» Requirement
Transcribe the material below exactly as it appears.

» Rows
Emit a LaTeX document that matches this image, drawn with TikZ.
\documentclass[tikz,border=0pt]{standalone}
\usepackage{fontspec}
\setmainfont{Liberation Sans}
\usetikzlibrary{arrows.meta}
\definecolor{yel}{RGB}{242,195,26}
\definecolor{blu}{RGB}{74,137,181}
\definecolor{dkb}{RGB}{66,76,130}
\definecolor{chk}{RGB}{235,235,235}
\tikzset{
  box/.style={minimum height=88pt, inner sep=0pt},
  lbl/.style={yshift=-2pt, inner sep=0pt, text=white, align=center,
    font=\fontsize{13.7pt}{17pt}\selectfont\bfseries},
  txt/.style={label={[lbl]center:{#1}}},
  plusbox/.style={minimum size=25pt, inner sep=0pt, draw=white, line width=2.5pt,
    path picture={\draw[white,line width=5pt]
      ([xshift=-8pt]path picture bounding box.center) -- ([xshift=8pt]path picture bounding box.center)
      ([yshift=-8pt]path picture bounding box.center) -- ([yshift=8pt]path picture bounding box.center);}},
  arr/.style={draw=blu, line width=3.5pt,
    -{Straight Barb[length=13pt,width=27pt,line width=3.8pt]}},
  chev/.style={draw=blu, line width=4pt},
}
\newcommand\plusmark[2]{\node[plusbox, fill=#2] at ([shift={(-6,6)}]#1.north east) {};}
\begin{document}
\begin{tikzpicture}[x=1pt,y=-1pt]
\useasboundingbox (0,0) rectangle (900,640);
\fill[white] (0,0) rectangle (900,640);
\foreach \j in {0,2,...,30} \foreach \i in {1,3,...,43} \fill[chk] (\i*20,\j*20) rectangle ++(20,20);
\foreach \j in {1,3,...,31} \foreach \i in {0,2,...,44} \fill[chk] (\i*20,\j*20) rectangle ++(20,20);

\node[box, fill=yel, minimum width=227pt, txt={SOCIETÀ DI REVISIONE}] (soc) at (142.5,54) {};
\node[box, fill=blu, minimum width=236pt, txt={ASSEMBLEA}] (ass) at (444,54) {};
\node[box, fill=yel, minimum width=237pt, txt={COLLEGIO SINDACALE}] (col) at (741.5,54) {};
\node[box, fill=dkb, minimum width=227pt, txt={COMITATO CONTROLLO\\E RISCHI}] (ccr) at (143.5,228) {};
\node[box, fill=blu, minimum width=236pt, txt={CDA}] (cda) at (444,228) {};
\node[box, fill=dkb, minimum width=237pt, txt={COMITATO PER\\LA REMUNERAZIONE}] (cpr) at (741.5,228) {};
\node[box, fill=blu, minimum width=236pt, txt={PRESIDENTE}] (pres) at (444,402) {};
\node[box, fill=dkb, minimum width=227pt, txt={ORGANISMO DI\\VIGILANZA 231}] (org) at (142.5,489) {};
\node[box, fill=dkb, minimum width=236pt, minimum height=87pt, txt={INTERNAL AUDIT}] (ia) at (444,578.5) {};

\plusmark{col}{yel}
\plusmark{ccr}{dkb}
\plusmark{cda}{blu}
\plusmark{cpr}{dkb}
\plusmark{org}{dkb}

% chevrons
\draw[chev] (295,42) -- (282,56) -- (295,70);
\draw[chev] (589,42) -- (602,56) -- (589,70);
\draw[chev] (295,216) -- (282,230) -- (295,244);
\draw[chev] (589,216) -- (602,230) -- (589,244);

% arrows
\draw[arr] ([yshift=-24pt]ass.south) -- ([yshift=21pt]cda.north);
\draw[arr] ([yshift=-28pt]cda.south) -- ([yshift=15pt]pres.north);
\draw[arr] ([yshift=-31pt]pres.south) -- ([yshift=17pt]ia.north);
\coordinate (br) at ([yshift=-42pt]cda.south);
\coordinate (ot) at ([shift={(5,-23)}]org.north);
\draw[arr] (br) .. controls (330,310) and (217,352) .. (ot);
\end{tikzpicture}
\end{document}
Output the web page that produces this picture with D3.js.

» Response to this task
Emit a LaTeX document that matches this image, drawn with TikZ.
\documentclass[tikz,border=0pt]{standalone}
\usepackage{fontspec}
\setmainfont{Liberation Sans}
\usetikzlibrary{arrows.meta}
\definecolor{yel}{RGB}{242,195,26}
\definecolor{blu}{RGB}{74,137,181}
\definecolor{dkb}{RGB}{66,76,130}
\definecolor{chk}{RGB}{235,235,235}
\tikzset{
  box/.style={minimum height=88pt, inner sep=0pt},
  lbl/.style={yshift=-2pt, inner sep=0pt, text=white, align=center,
    font=\fontsize{13.7pt}{17pt}\selectfont\bfseries},
  txt/.style={label={[lbl]center:{#1}}},
  plusbox/.style={minimum size=25pt, inner sep=0pt, draw=white, line width=2.5pt,
    path picture={\draw[white,line width=5pt]
      ([xshift=-8pt]path picture bounding box.center) -- ([xshift=8pt]path picture bounding box.center)
      ([yshift=-8pt]path picture bounding box.center) -- ([yshift=8pt]path picture bounding box.center);}},
  arr/.style={draw=blu, line width=3.5pt,
    -{Straight Barb[length=13pt,width=27pt,line width=3.8pt]}},
  chev/.style={draw=blu, line width=4pt},
}
\newcommand\plusmark[2]{\node[plusbox, fill=#2] at ([shift={(-6,6)}]#1.north east) {};}
\begin{document}
\begin{tikzpicture}[x=1pt,y=-1pt]
\useasboundingbox (0,0) rectangle (900,640);
\fill[white] (0,0) rectangle (900,640);
\foreach \j in {0,2,...,30} \foreach \i in {1,3,...,43} \fill[chk] (\i*20,\j*20) rectangle ++(20,20);
\foreach \j in {1,3,...,31} \foreach \i in {0,2,...,44} \fill[chk] (\i*20,\j*20) rectangle ++(20,20);

\node[box, fill=yel, minimum width=227pt, txt={SOCIETÀ DI REVISIONE}] (soc) at (142.5,54) {};
\node[box, fill=blu, minimum width=236pt, txt={ASSEMBLEA}] (ass) at (444,54) {};
\node[box, fill=yel, minimum width=237pt, txt={COLLEGIO SINDACALE}] (col) at (741.5,54) {};
\node[box, fill=dkb, minimum width=227pt, txt={COMITATO CONTROLLO\\E RISCHI}] (ccr) at (143.5,228) {};
\node[box, fill=blu, minimum width=236pt, txt={CDA}] (cda) at (444,228) {};
\node[box, fill=dkb, minimum width=237pt, txt={COMITATO PER\\LA REMUNERAZIONE}] (cpr) at (741.5,228) {};
\node[box, fill=blu, minimum width=236pt, txt={PRESIDENTE}] (pres) at (444,402) {};
\node[box, fill=dkb, minimum width=227pt, txt={ORGANISMO DI\\VIGILANZA 231}] (org) at (142.5,489) {};
\node[box, fill=dkb, minimum width=236pt, minimum height=87pt, txt={INTERNAL AUDIT}] (ia) at (444,578.5) {};

\plusmark{col}{yel}
\plusmark{ccr}{dkb}
\plusmark{cda}{blu}
\plusmark{cpr}{dkb}
\plusmark{org}{dkb}

% chevrons
\draw[chev] (295,42) -- (282,56) -- (295,70);
\draw[chev] (589,42) -- (602,56) -- (589,70);
\draw[chev] (295,216) -- (282,230) -- (295,244);
\draw[chev] (589,216) -- (602,230) -- (589,244);

% arrows
\draw[arr] ([yshift=-24pt]ass.south) -- ([yshift=21pt]cda.north);
\draw[arr] ([yshift=-28pt]cda.south) -- ([yshift=15pt]pres.north);
\draw[arr] ([yshift=-31pt]pres.south) -- ([yshift=17pt]ia.north);
\coordinate (br) at ([yshift=-42pt]cda.south);
\coordinate (ot) at ([shift={(5,-23)}]org.north);
\draw[arr] (br) .. controls (330,310) and (217,352) .. (ot);
\end{tikzpicture}
\end{document}
Output the web page that produces this picture with D3.js.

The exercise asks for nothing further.